Behind the harmonious front at Heiligendamm—some critics are already referring to the “Scheinheiligendamm” summit, (i.e., the summit of hypocrisy)—the conflicts and tensions that dominated the run-up to the meeting are deepening. The more controversial and divisive issues—the Iraq war, the attitude to Iran, the Middle East conflict—were completely excluded from the main discussion and merely mentioned in passing.
On the most pressing economic question on the agenda—state supervision of hedge funds—the world leaders failed to come to an agreement. The US and Britain blocked any agreement, refusing even to consider a voluntary code of conduct for hedge funds. These highly speculative funds, which have the potential of unleashing financial chaos across the globe, will continue to manipulate billions, free of any sort of regulatory control.
The summit in Heiligendamm has done nothing to assuage the fundamental conflicts between the great powers.
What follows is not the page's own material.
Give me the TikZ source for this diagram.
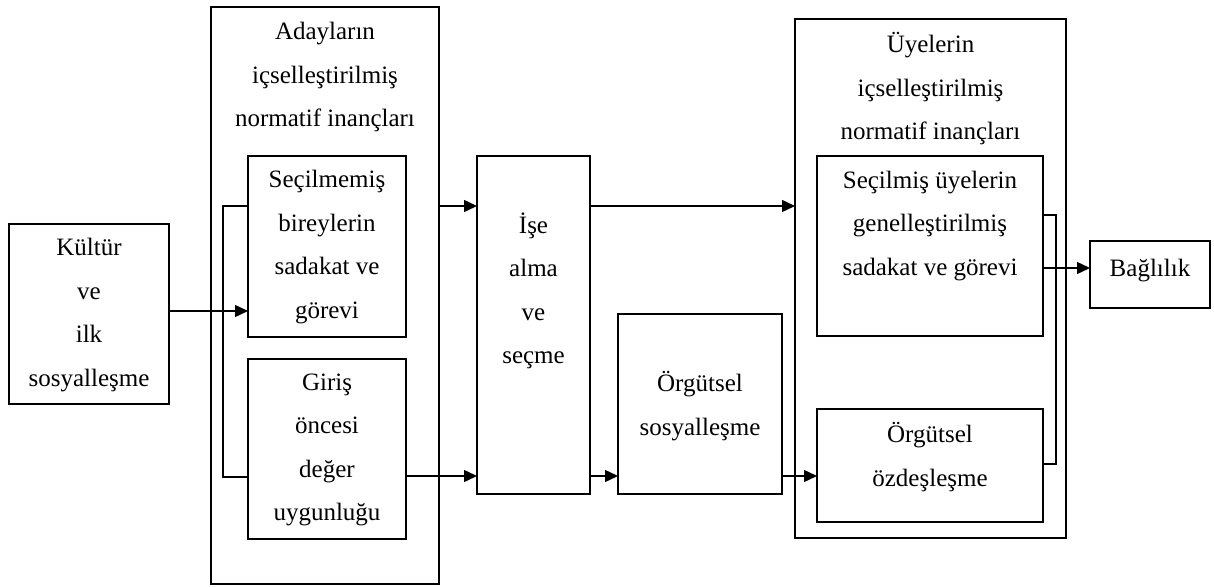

The growing tensions between the US, Europe and Russia that formed the background to the summit will inevitably intensify. They have their origin in the fundamental incompatibility of the national state system with modern global production. The rapid rise of new economic giants in the form of China and India only serves to increase the competition for raw materials, cheap labour and markets.
Russia is no longer prepared to accept the aggressive intervention of the US and NATO in eastern Europe and the former republics of the Soviet Union. This is what lies behind the bitter exchanges over the US anti-missile system. For their part, European countries are not prepared to concede to American domination of the Middle and Far East. This is the driving force behind the attempts to develop a common European foreign policy and military strike force.
In the long run, these conflicts cannot be resolved through peaceful means. Only the reorganisation of the global economy on a socialist basis can prevent the eruption of a new epoch of world war.